+++ DATASET CONTENT

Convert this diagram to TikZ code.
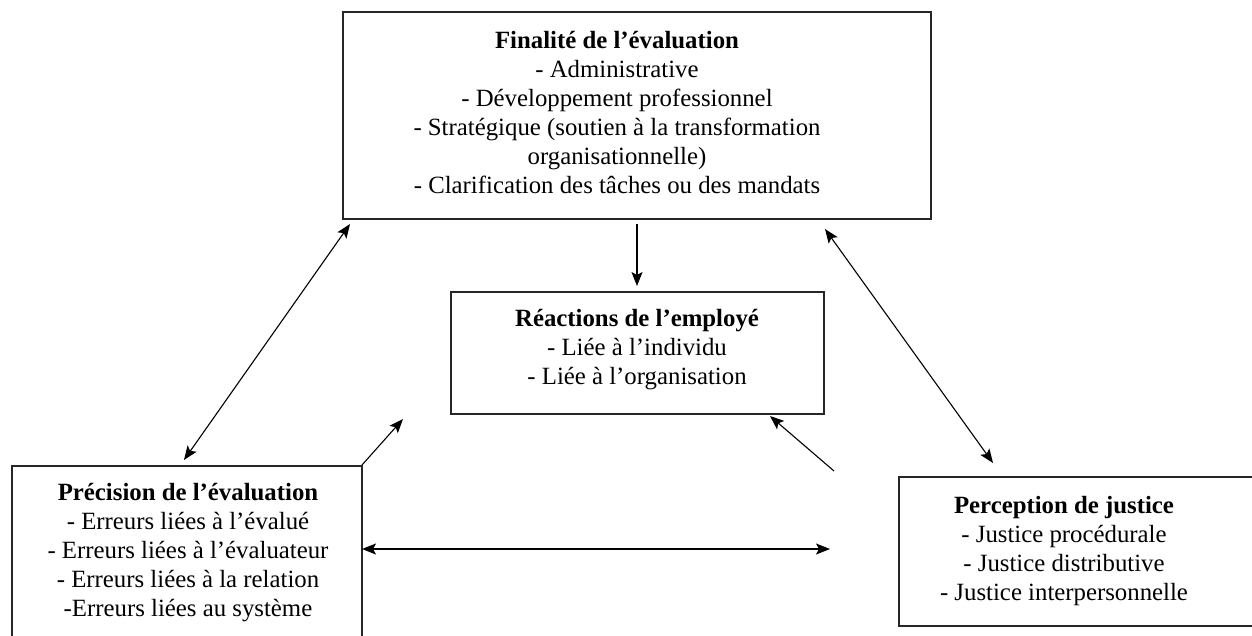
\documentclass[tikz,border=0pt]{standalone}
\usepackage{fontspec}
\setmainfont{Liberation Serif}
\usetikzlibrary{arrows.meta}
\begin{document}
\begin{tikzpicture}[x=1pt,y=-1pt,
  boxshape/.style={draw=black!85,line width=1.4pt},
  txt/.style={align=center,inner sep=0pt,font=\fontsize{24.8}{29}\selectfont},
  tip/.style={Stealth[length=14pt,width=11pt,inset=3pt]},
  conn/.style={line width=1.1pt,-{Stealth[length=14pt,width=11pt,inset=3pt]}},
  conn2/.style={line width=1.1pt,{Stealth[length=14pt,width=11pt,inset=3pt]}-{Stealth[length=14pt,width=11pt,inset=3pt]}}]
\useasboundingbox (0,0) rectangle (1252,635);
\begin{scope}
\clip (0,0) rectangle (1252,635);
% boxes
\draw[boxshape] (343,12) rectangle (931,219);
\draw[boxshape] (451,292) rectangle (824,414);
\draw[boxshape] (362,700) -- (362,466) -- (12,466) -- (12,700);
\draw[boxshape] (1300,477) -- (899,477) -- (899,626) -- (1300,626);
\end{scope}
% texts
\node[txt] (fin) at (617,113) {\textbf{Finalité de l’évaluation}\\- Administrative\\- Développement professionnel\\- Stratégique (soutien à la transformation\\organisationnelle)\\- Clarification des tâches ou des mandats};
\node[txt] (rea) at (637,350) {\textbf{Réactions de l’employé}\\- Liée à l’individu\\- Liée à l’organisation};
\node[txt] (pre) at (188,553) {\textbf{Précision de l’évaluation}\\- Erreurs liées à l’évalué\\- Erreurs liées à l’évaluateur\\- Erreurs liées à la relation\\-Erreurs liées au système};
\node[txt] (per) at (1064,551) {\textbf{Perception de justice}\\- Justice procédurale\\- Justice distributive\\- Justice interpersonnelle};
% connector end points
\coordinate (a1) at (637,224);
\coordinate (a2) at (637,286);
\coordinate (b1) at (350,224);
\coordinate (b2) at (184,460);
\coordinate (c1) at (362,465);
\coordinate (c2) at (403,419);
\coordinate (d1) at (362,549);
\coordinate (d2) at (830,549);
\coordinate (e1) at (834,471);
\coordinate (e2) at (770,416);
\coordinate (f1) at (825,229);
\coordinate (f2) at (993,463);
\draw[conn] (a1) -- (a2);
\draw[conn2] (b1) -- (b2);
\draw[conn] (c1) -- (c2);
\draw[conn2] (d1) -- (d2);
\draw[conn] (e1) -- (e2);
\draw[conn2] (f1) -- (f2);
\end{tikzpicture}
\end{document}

++++++

__DIRECTION__. Leave out the pictures and output the rest of the material exactly as written.

__RESPONSE__.
Convert this diagram to TikZ code.
\documentclass[tikz,border=0pt]{standalone}
\usepackage{fontspec}
\setmainfont{Liberation Serif}
\usetikzlibrary{arrows.meta}
\begin{document}
\begin{tikzpicture}[x=1pt,y=-1pt,
  boxshape/.style={draw=black!85,line width=1.4pt},
  txt/.style={align=center,inner sep=0pt,font=\fontsize{24.8}{29}\selectfont},
  tip/.style={Stealth[length=14pt,width=11pt,inset=3pt]},
  conn/.style={line width=1.1pt,-{Stealth[length=14pt,width=11pt,inset=3pt]}},
  conn2/.style={line width=1.1pt,{Stealth[length=14pt,width=11pt,inset=3pt]}-{Stealth[length=14pt,width=11pt,inset=3pt]}}]
\useasboundingbox (0,0) rectangle (1252,635);
\begin{scope}
\clip (0,0) rectangle (1252,635);
% boxes
\draw[boxshape] (343,12) rectangle (931,219);
\draw[boxshape] (451,292) rectangle (824,414);
\draw[boxshape] (362,700) -- (362,466) -- (12,466) -- (12,700);
\draw[boxshape] (1300,477) -- (899,477) -- (899,626) -- (1300,626);
\end{scope}
% texts
\node[txt] (fin) at (617,113) {\textbf{Finalité de l’évaluation}\\- Administrative\\- Développement professionnel\\- Stratégique (soutien à la transformation\\organisationnelle)\\- Clarification des tâches ou des mandats};
\node[txt] (rea) at (637,350) {\textbf{Réactions de l’employé}\\- Liée à l’individu\\- Liée à l’organisation};
\node[txt] (pre) at (188,553) {\textbf{Précision de l’évaluation}\\- Erreurs liées à l’évalué\\- Erreurs liées à l’évaluateur\\- Erreurs liées à la relation\\-Erreurs liées au système};
\node[txt] (per) at (1064,551) {\textbf{Perception de justice}\\- Justice procédurale\\- Justice distributive\\- Justice interpersonnelle};
% connector end points
\coordinate (a1) at (637,224);
\coordinate (a2) at (637,286);
\coordinate (b1) at (350,224);
\coordinate (b2) at (184,460);
\coordinate (c1) at (362,465);
\coordinate (c2) at (403,419);
\coordinate (d1) at (362,549);
\coordinate (d2) at (830,549);
\coordinate (e1) at (834,471);
\coordinate (e2) at (770,416);
\coordinate (f1) at (825,229);
\coordinate (f2) at (993,463);
\draw[conn] (a1) -- (a2);
\draw[conn2] (b1) -- (b2);
\draw[conn] (c1) -- (c2);
\draw[conn2] (d1) -- (d2);
\draw[conn] (e1) -- (e2);
\draw[conn2] (f1) -- (f2);
\end{tikzpicture}
\end{document}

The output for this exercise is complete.